Me as well. I had reached out to Gary Turner many months ago, as I was slowly preparing a survey retrospective of the entire line. I discovered they had a half-price sale on their entire stock (and promptly re-titled my piece “Check out the Half Price Sale at Golden Gryphon!”) But when I double checked their site in January, it had vanished. After a month, I assume it’s gone for good.

Needless to say, I’m relieved now that I took advantage of the sale to get the last half-dozen or so titles I needed to complete my collection (and upgrade a few that were a little battered). But their loss is a real blow. They hadn’t published anything new in roughly a decade, but they had kept virtually all of their titles in print at very reasonable prices.

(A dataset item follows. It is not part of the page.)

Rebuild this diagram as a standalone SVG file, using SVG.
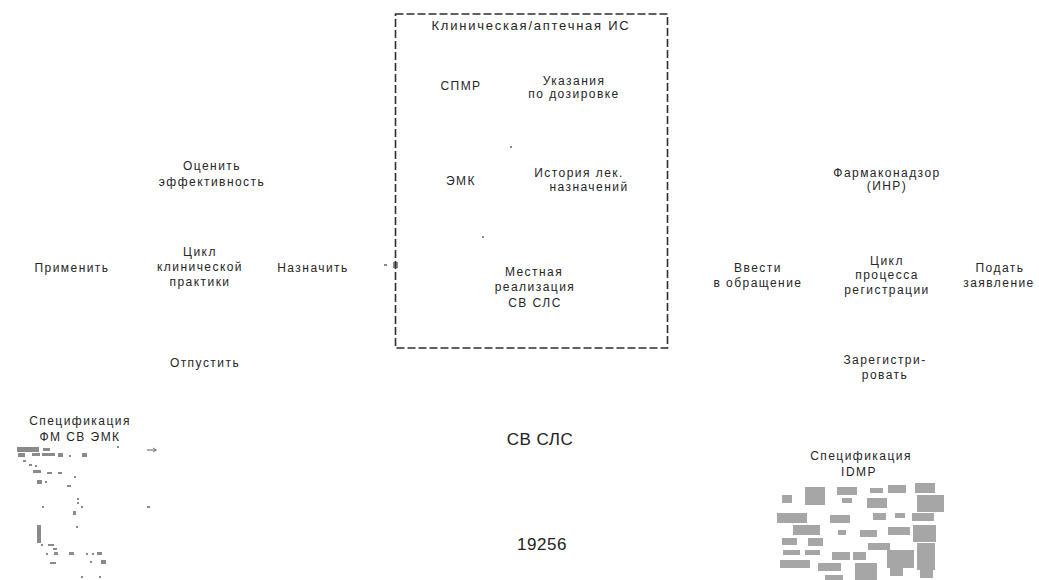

Those days are over, I’m afraid. When I checked this morning, the price of CLAREMONT TALES at Amazon had leaped to $100.

> In my collection, the GG books are all shelved together in release order rather than in the general collection by author.

Mine too! They were so distinctive in look and quality that I filed them separately, like my Arkham House books.

They will be missed.

Joe H.

I don’t have specific memories of Lupoff’s fiction, but I would be very sad not to have my copy of his Edgar Rice Burroughs: Master of Adventure.

Nick Ozment

Joe H.,

You and me both: I was not familiar with Lupoff’s fiction but knew his name from my own beloved copy of his biography of ERB.

I now have a couple of his later works on my shelf (signed by him no less!), but I haven’t gotten around to them. They’re mysteries with the gimmick that they tie into a collectors’ base — one revolves around comic-book collectors and, the other, cars I think.